First of all, it was a surreal experience… It was like going home, but at the same time, it’s changed. Like going to someone else’s home, because the franchise has evolved.

He isn’t talking about revisiting a script. He’s talking about stepping back into a living franchise that’s been culturally transformed since 1996.

Kevin Williamson explains Scream 7’s killer motive

The motive in Scream 7 has split fans since opening weekend, and Williamson knows exactly why: it’s a shift. His cleanest explanation is also the most revealing:

If the first film is someone has taken their love of scary movies one step too far… this movie is more about someone has taken their love of Sidney Prescott one step too far.

That’s not a tagline—it’s the blueprint. Williamson points out how often Scream has leaned on bloodline twists, then explains why he wanted to step outside the family tree:

How many times can she be related to the killer? Even in (Scream) 5 and 6, Sam was still connected in a family way. What happens if this killer is focused on who Sidney became, not who Sidney was?
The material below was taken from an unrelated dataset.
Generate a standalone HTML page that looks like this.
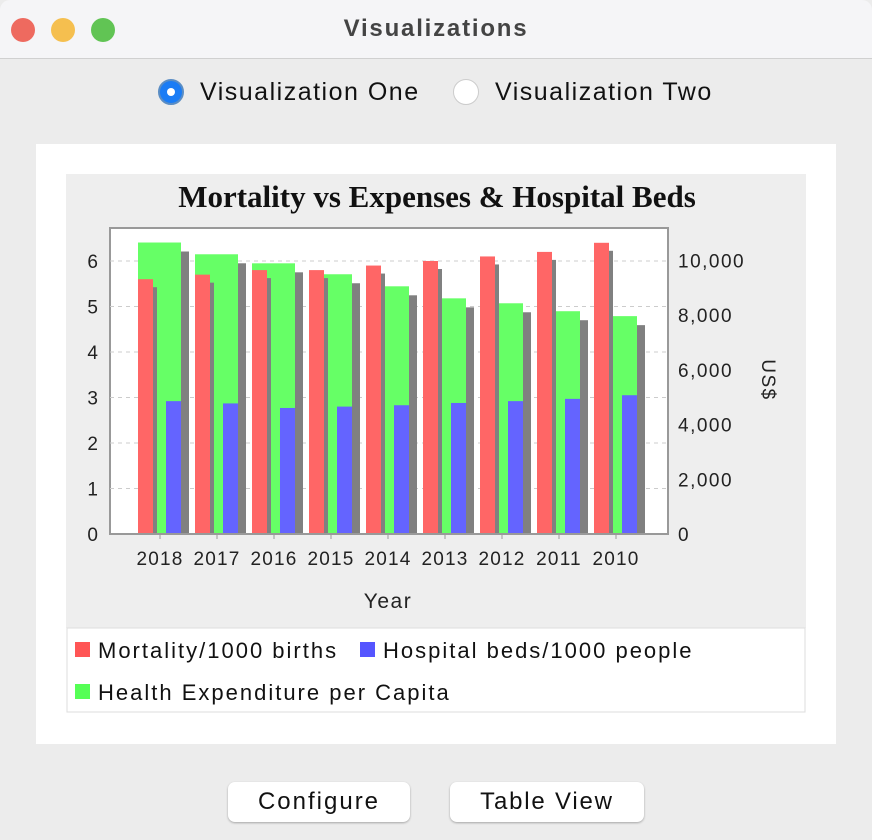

In one sentence: the obsession isn’t “movies.” It isn’t “Stab.” It’s Sidney as an icon—and the uncomfortable idea that some people don’t accept it when their hero steps away from the role they’ve assigned her.

Why he directed Scream 7 (and why he won’t direct Scream 8)

Williamson’s origin story for directing is blunt and perfectly Scream in its simplicity:

It came out of Neve returning. She asked and I came running.

And when the question turns to whether he’d do it again, he draws the line immediately:

Not Scream. No.

He expands on it in a way that makes the boundary even clearer:

“It’s nice to be part of the Scream family. That doesn’t mean I always have to be front and center. I don’t always have to write or direct… other people can take the reins.

Translation: he came back for this chapter, did the job, and he’s comfortable stepping aside again.

Scream 7‘s alternate ending

Yes, Williamson confirms they explored an alternate ending involving Stu being alive:

We filmed a little extra piece at the end that sort of revealed that Stu was actually alive… in a big surprise twist.

But it didn’t survive the simplest test: clarity.

We showed it to a test audience and they were confused. They’re like, ‘Wait—so he’s not alive, but he is alive?’ We felt it was cleaner just to keep that out.

He admits the timing made it tempting:

For a 30-year anniversary, it was a nice way to see Stu Macher again.

It’s a rare behind-the-curtain moment: Scream doesn’t just live on reveals—it lives on the audience tracking the logic. If the logic breaks, the knife goes dull.

What he’s doing next: Universal Monsters

When the conversation shifts to what’s next, Williamson gets careful—because he can’t fully talk about it yet:

I’m not supposed to talk about this too much… because this hasn’t been announced yet.

But he does explain what pulls him toward Universal’s icons: monsters as metaphor, not just spectacle.

There’s so much subtext, so much coding wrapped up in these monsters… themes, metaphors.

And then he lets the fan speak:

Who doesn’t love Dracula? Who doesn’t like Frankenstein? Who doesn’t like the Wolf Man?

Final cut

Williamson didn’t return to Scream to repeat 1996. He returned with intent: to evolve the motive, and to reconnect with the heroine he helped create—now seen through the lens of legacy, iconography, and what happens when a survivor refuses to keep performing her trauma for someone else’s story.

As for what comes next, the phone may ring for Scream 8… but Williamson sounds just as ready to answer a different call: one from the monsters that never really die.